The Dhimar/Dhivar[6] community in Katangi village of Gondia district was traditionally associated with fishing and preparing puffed rice. Pooja, her husband, adolescent son and daughter live in Katangi and follow their traditional occupation. Many others from the community pursue similar livelihoods. A dam was built at Katangi a few years ago, after which people from the community were not able to pursue fishing as a livelihood. Pooja’s family suffered as well. Apart from being displaced from their homes, Pooja’s family had to give up on fishing altogether.

However, Pooja still prepared puffed rice. To this day, the system remains a barter system, where in exchange for one payla[7] of paddy, one payla of puffed rice has to be prepared. The women in the family were responsible for preparing the puffed rice. Pooja complained that this was by no means fair. She said that people from the community even tried asking for money in return for preparing puffed rice, but were denied this right by members of the land-rich Powar community.

In order to prepare puffed rice, mother and daughter would begin working at night and roast the rice for four hours in a home-based furnace. Pooja said that they worked at night because it was cooler. Working long hours near the furnace during the day is strenuous. During the day, the mother and daughter rolled incense sticks. For every bundle of a thousand incense sticks, they were given Rs. 18 as remuneration. The household chores and food preparation was also divided equally between mother and daughter.

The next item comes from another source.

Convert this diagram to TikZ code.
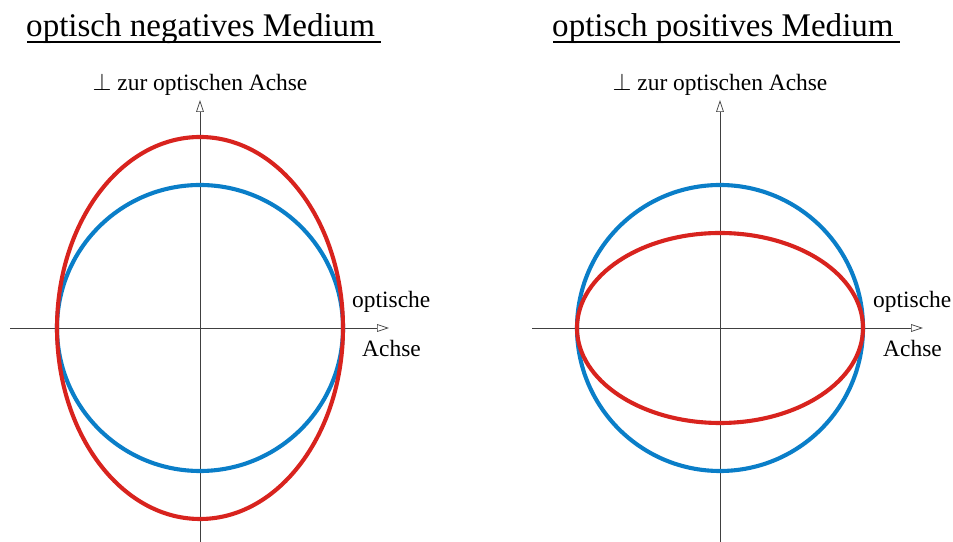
\documentclass[tikz,border=0pt]{standalone}
\usepackage{fontspec}
\setmainfont{Liberation Serif}
\usepackage{xcolor}
\usetikzlibrary{arrows.meta}
\definecolor{EllipseRed}{HTML}{D8231E}
\definecolor{CircleBlue}{HTML}{0A7EC8}
\definecolor{AxisInk}{gray}{0.25}
\tikzset{
  figure/.style={x=0.03cm,y=0.03cm,text=black},
  axis/.style={draw=AxisInk,line width=0.6pt,-{Triangle[open,length=3.6mm,width=2.3mm,fill=white]}},
  circleline/.style={draw=CircleBlue,line width=3.5pt},
  ellipseline/.style={draw=EllipseRed,line width=3.5pt},
  heading/.style={font=\fontsize{28.2}{33}\selectfont,anchor=base west,inner sep=0pt},
  axislabel/.style={font=\fontsize{20}{24}\selectfont,inner sep=0pt},
}

\begin{document}
\begin{tikzpicture}[figure]
  \useasboundingbox (0,0) rectangle (953,542);

  % left: optisch negativ
  \node[heading] (titleneg) at (26,505) {optisch negatives Medium};
  \draw[line width=1.7pt] (27,499.5) -- (381,499.5);
  \begin{scope}[shift={(200,214)}]
    \draw[axis] (-190,0) -- (189,0);
    \draw[axis] (0,-214) -- (0,228);
    \draw[circleline] (0,0) circle[radius=143];
    \draw[ellipseline] (0,0) ellipse[x radius=143,y radius=191];
    \node[axislabel,anchor=base] (perpneg) at (0,237) {$\perp$\ zur optischen Achse};
    \node[axislabel,anchor=base west] (optneg) at (152,20) {optische};
    \node[axislabel,anchor=base west] (achseneg) at (162,-29) {Achse};
  \end{scope}

  % right: optisch positiv
  \node[heading] (titlepos) at (552,505) {optisch positives Medium};
  \draw[line width=1.7pt] (553,499.5) -- (900,499.5);
  \begin{scope}[shift={(720,214)}]
    \draw[axis] (-188,0) -- (203,0);
    \draw[axis] (0,-214) -- (0,228);
    \draw[circleline] (0,0) circle[radius=143];
    \draw[ellipseline] (0,0) ellipse[x radius=143,y radius=95];
    \node[axislabel,anchor=base] (perppos) at (0,237) {$\perp$\ zur optischen Achse};
    \node[axislabel,anchor=base west] (optpos) at (153,20) {optische};
    \node[axislabel,anchor=base west] (achsepos) at (163,-29) {Achse};
  \end{scope}
\end{tikzpicture}
\end{document}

Pooja said that the husband and son spent most of their time drinking and gambling. However, the earnings of the mother and daughter had to be given to her husband regularly. To meet household expenses, Pooja and her daughter had to lie about their actual earnings.

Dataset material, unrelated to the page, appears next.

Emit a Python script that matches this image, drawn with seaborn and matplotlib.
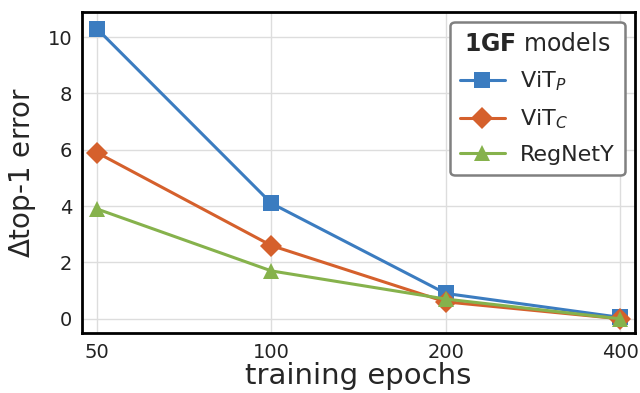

While talking about their staple diet, Pooja spoke about how she and her daughter did not like the meat of fish and ate the watery curry with rice. She said that the men liked fish better and they were happy to give away their share to them.

It is very difficult to establish women’s lack of food security in studies investigating the difference in nutritional intake within the household. Empirical approaches that tend to measure intake based on a 24-hour recall tend to ignore the nuances in accounts of consumption patterns. Why did Pooja and her daughter not like the meat of the fish? The question urges further exploration of intra-household resource allocation, to better understand women’s access to food security.

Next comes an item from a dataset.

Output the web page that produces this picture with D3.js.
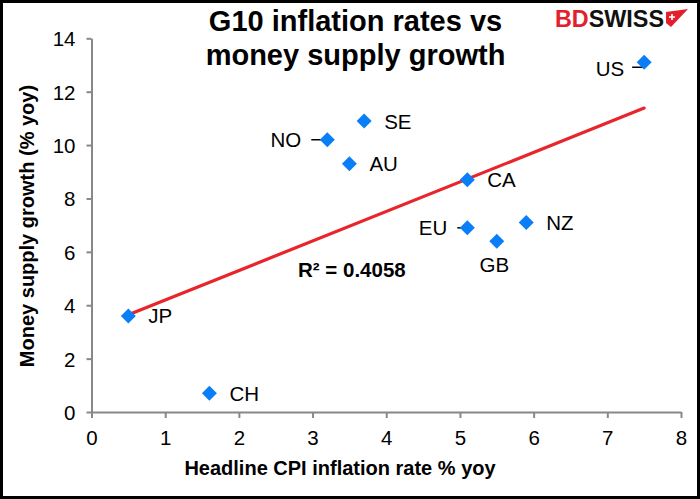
<!DOCTYPE html>
<html>
<head>
	<meta charset="utf-8">
	<title>G10 inflation rates vs money supply growth</title>
	<script src="https://d3js.org/d3.v7.min.js"></script>
	<style>
		body { margin: 0; background: #fff; }
		svg text { font-family: Arial, "Liberation Sans", sans-serif; }
	</style>
</head>
<body>
	<svg id="chart" width="700" height="499"></svg>
<script type="text/javascript">
	// values
	var countries = ['JP', 'CH', 'NO', 'SE', 'AU', 'CA', 'EU', 'GB', 'NZ', 'US'];
	var cpi       = [0.5, 1.6, 3.2, 3.7, 3.5, 5.1, 5.1, 5.5, 5.9, 7.5];
	var money     = [3.6, 0.7, 10.2, 10.9, 9.3, 8.7, 6.9, 6.4, 7.1, 13.1];
	var xTicks = [0, 1, 2, 3, 4, 5, 6, 7, 8];
	var yTicks = [0, 2, 4, 6, 8, 10, 12, 14];
	var rSquaredLabel = 'R² = 0.4058';

	// where each label sits next to its marker (lead = leader line length)
	var labelSide = {
		JP: {side: 'right'}, CH: {side: 'right'}, NO: {side: 'left', lead: 16},
		SE: {side: 'right'}, AU: {side: 'right'}, CA: {side: 'right'},
		EU: {side: 'left', lead: 10}, GB: {side: 'below'}, NZ: {side: 'right'},
		US: {side: 'leftUp', lead: 12}
	};

	var svg = d3.select('#chart');
	var x = d3.scaleLinear().domain([0, 8]).range([91.5, 681]);
	var y = d3.scaleLinear().domain([0, 14]).range([412, 38.3]);

	var points = countries.map(function(c, i) {
		return {name: c, x: cpi[i], y: money[i]};
	});

	// frame
	svg.append('rect')
		.attr('x', 1.5).attr('y', 1.5)
		.attr('width', 697).attr('height', 496)
		.attr('fill', '#fff')
		.attr('stroke', '#000')
		.attr('stroke-width', 3);

	// axes
	var xAxis = svg.append('g')
		.attr('transform', 'translate(0,' + y(0) + ')')
		.call(d3.axisBottom(x).tickValues(xTicks).tickSize(6).tickPadding(12).tickSizeOuter(0));
	var yAxis = svg.append('g')
		.attr('transform', 'translate(' + x(0) + ',0)')
		.call(d3.axisLeft(y).tickValues(yTicks).tickSize(5).tickPadding(11).tickSizeOuter(0));
	[xAxis, yAxis].forEach(function(a) {
		a.select('.domain').attr('stroke', '#888').attr('stroke-width', 2);
		a.selectAll('.tick line').attr('stroke', '#888').attr('stroke-width', 2);
		a.selectAll('.tick text')
			.attr('fill', '#000')
			.style('font-size', '20.5px');
	});
	yAxis.selectAll('.tick text').attr('dy', '0.36em');

	// least squares trend line
	var mx = d3.mean(cpi), my = d3.mean(money);
	var sxy = d3.sum(cpi, function(v, i) { return (v - mx) * (money[i] - my); });
	var sxx = d3.sum(cpi, function(v) { return (v - mx) * (v - mx); });
	var slope = sxy / sxx;
	var intercept = my - slope * mx;
	var xr = d3.extent(cpi);
	svg.append('line')
		.attr('x1', x(xr[0])).attr('y1', y(intercept + slope * xr[0]))
		.attr('x2', x(xr[1])).attr('y2', y(intercept + slope * xr[1]))
		.attr('stroke', '#e8252b')
		.attr('stroke-width', 3.2)
		.attr('stroke-linecap', 'round');

	// leader lines
	var leaders = svg.append('g').attr('stroke', '#000').attr('stroke-width', 1.5).attr('fill', 'none');
	points.forEach(function(d) {
		var px = x(d.x), py = y(d.y), l = labelSide[d.name];
		if (l.side === 'left') {
			leaders.append('line')
				.attr('x1', px - l.lead).attr('x2', px).attr('y1', py).attr('y2', py);
		} else if (l.side === 'leftUp') {
			leaders.append('path')
				.attr('d', 'M' + (px - l.lead) + ',' + (py + 5) + 'H' + (px - 1.5) + 'V' + py);
		}
	});

	// markers
	svg.append('g')
		.selectAll('path')
		.data(points)
		.enter()
		.append('path')
		.attr('d', d3.symbol().type(d3.symbolSquare).size(112))
		.attr('transform', function(d) {
			return 'translate(' + x(d.x) + ',' + y(d.y) + ') rotate(45)';
		})
		.attr('fill', '#0a7ef7');

	// country labels
	svg.append('g')
		.selectAll('text')
		.data(points)
		.enter()
		.append('text')
		.attr('x', function(d) {
			var l = labelSide[d.name];
			if (l.side === 'right') return x(d.x) + 20;
			if (l.side === 'left') return x(d.x) - l.lead - 10;
			if (l.side === 'leftUp') return x(d.x) - l.lead - 8;
			return x(d.x) - 2.5;
		})
		.attr('y', function(d) {
			var side = labelSide[d.name].side;
			if (side === 'below') return y(d.y) + 31;
			if (side === 'leftUp') return y(d.y) + 13.5;
			return y(d.y) + 7.5;
		})
		.attr('text-anchor', function(d) {
			var side = labelSide[d.name].side;
			if (side === 'right') return 'start';
			if (side === 'below') return 'middle';
			return 'end';
		})
		.style('font-size', '20.5px')
		.text(function(d) { return d.name; });

	// R squared
	svg.append('text')
		.attr('x', 298).attr('y', 277)
		.style('font-size', '20.5px')
		.style('font-weight', 'bold')
		.text(rSquaredLabel);

	// title
	var title = svg.append('text')
		.attr('x', 355.5)
		.attr('text-anchor', 'middle')
		.style('font-size', '29px')
		.style('font-weight', 'bold');
	title.append('tspan').attr('x', 355.5).attr('y', 31).text('G10 inflation rates vs');
	title.append('tspan').attr('x', 355.5).attr('y', 64.5).text('money supply growth');

	// axis titles
	svg.append('text')
		.attr('x', 340).attr('y', 475)
		.attr('text-anchor', 'middle')
		.style('font-size', '20px')
		.style('font-weight', 'bold')
		.text('Headline CPI inflation rate % yoy');
	svg.append('text')
		.attr('transform', 'translate(34,226) rotate(-90)')
		.attr('text-anchor', 'middle')
		.style('font-size', '20px')
		.style('font-weight', 'bold')
		.text('Money supply growth (% yoy)');

	// logo
	var logo = svg.append('text')
		.attr('x', 555).attr('y', 27)
		.attr('textLength', 109)
		.attr('lengthAdjust', 'spacingAndGlyphs')
		.style('font-size', '23px')
		.style('font-weight', 'bold');
	logo.append('tspan').attr('fill', '#e31e2d').text('BD');
	logo.append('tspan').attr('fill', '#111').text('SWISS');
	svg.append('path')
		.attr('d', 'M666,12 L688,9 L671,27 L666,23 Z')
		.attr('fill', '#e31e2d');
	svg.append('path')
		.attr('d', 'M669,17 h6 M672,14 v6')
		.attr('stroke', '#fff')
		.attr('stroke-width', 1.6);
</script>
</body>
</html>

Gender-based discrimination and malnutrition are ubiquitous in India. Their co-existence is governed by complex linkages. However, these linkages cannot be reduced to simple notions such as more women are malnourished than men. Many factors affect these discriminations as well as food insecurity. Socio-cultural practices such as early motherhood whereby the infant is malnourished because of a malnourished adolescent mother is an example. This creates a cycle of malnourishment in women and children. It is necessary to take a cue from this and make reproductive health an important reason to examine women’s nutritional status (Mandar, 2012). Women’s access to food and nutritional security has to be purposively observed from the perspective of women’s health, capabilities and well-being. Most of the interventions and policies related to women’s development cater to reproductive health as a welfare necessity, whereas the policies related to women’s socio-economic development focus on empowerment. Seldom are there attempts to relate the two types of impoverishment so as to facilitate women’s agency and also overall improvement in health. This has led to the persistence of the fortuitous connection between gender discrimination and malnutrition (Sethuraman & Duvvury 2007). Patriarchal culture in India teaches women and girls to eat less and sacrifice a significant share of their food to male members, as seen in the case of the Dhivar community. On the one hand, women are responsible for food preparation, on the other, they are expected to eat inadequately. Even in the developed world eating less is seen as acceptable feminine behaviour.

The essay presents a mix of peoples’ experiences in accessing, producing and consuming food. However, in India the advocacy and research on issues related to food insecurity are largely rooted in the discipline of economics. The problem of food security needs to be tackled across academic disciplines and normative policymaking. Eating, accessing and producing food are subjective experiences, and need to be dealt with accordingly. Intersections between caste, tribe and gender do not illustrate the entire gamut of experiences related to food insecurity. Disability, age and religion are also parts of the problem.


[1] The Banjara Community of Chincholi is listed under the category of ‘Vimukta Jati’ or Denotified Tribe, under Maharashtrian law.

[2] The Marathas are a land-rich dominant caste in this village. They are listed among Other Backward Classes in Maharashtra.

[3] The Mahars are a prominent group among the dalits in Maharashtra. They are listed among the Scheduled Castes.

[4] The Korku are listed under the Scheduled Tribes.

[5] For a brief period in 2012, the Supreme Court banned tourist activities in the core areas of tiger reserves. The ban was lifted after protests across the country about the impact on local livelihoods.

[6] The Dhivar community is listed under Other Backward Classes. 

[7] Payla is a measure used in Vidarbha district, and corresponds to the amount of grain held by a flask-like container. 



Freed, S.A. 1970. “Caste Ranking and the Exchange of Food and Water in a North Indian Village”. Anthropological Quarterly 43(1):1-13.

Guru, G., 2009. “Food as a Metaphor for Cultural Hierarchies.” CASI working paper series, No. 09-01. Philadelphia: Centre for the Advanced Study of IndiaOnline at
https://www.ciaonet.org/attachments/15776/uploads (viewed on October 2, 2015).

Ilaiah, K. 1996. “Beef, BJP and Food Rights of People”. Economic and Political Weekly 31(24):1444–1445.

Mandar, H. 2012. “Gender, Social Exclusion and Food”, in Ash in the Belly. New Delhi: Pearson.

Pottier, J. 1999. “Food Security in Policy and Practice”, in Anthropology of Food. Cornwall: MPG Books.

Sethuraman, K. & Duvvury, N., 2007. “The Nexus of Gender Discrimination with Malnutrition: An Introduction”. Economic and Political Weekly, Review of Women's Studies 42(44):49-53.